Other than providing the music (no small contribution, of course), the Beatles had little to do with the original “Yellow Submarine,” other than mugging for the camera in a short live-action coda. It’s unclear whether Paul McCartney and Ringo Starr will lend their bodies or voices to the remake, though the prospect seems unlikely.
But if recent patterns hold, the duo – and the families of Lennon and George Harrison – no doubt will be intimately involved in overseeing the project, as they were in the creation of Rock Band.

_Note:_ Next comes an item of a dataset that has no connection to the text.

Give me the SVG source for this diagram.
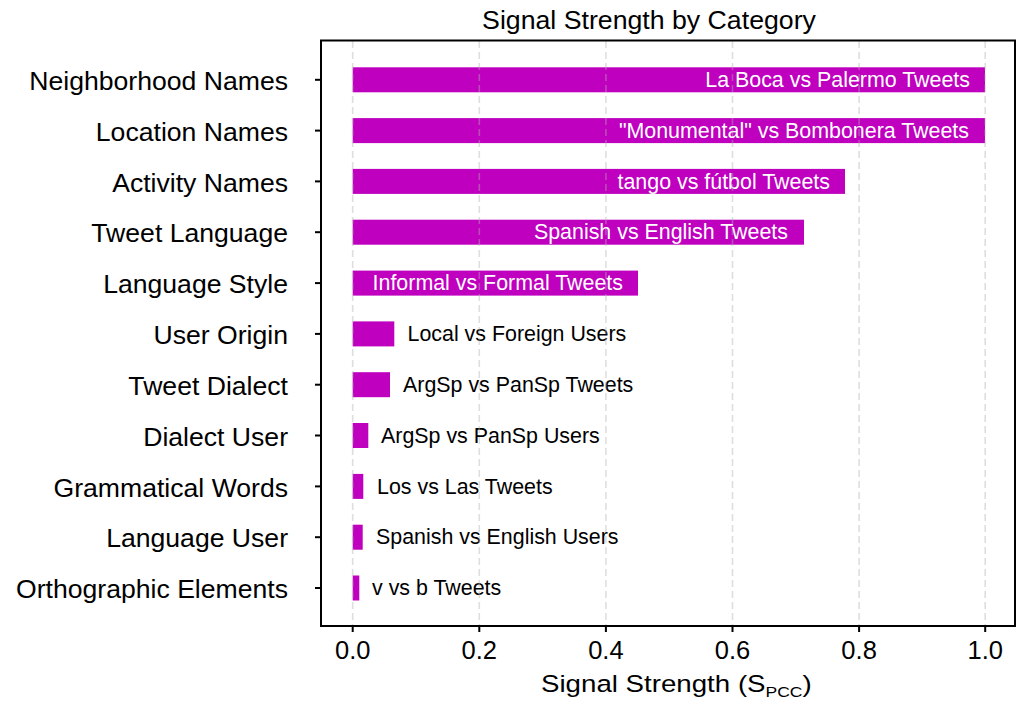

More than money, the tight control exerted over the Beatles’ property is about protecting and extending their legacy. Even with the release last week of the remastered Beatles CDs, the music promotion game has changed. McCartney recently said his motivation for allowing Rock Band to go forward was making sure "our music is getting played."
McCartney just wrapped an incredible U.S. tour. Starr most recently hit the road last year. Both are still making music, but are pushing 70. They clearly realize new platforms are needed to keep the Beatles’ music alive without them.
If Rock Band seems like a natural way to reach teens, the “Yellow Submarine” remake appears aimed at attracting younger kids – much like the original film, which hooked many of us too young to remember the Beatles as a group.
The images these and future generations retain of the band, whether as animated videogame figures, CGI-like movie characters or as flesh-and-blood humans who revolutionized music, remains to be seen. As Harrison liked to say, in a quote featured on the poster for the original “Yellow Submarine”: “It’s all in the mind, y’know.”
Or as Lennon told us in “Strawberry Fields Forever”: “Nothing is real.”
Still, in whatever form it’s delivered, we’ll always have the music – which is a lot more satisfying and lasting than grasping at shadows.
Hester is founding director of the award-winning, multi-media NYCity News Service at the City University of New York Graduate School of Journalism. He is the former City Editor of the New York Daily News, where he started as a reporter in 1992. Follow him on Twitter.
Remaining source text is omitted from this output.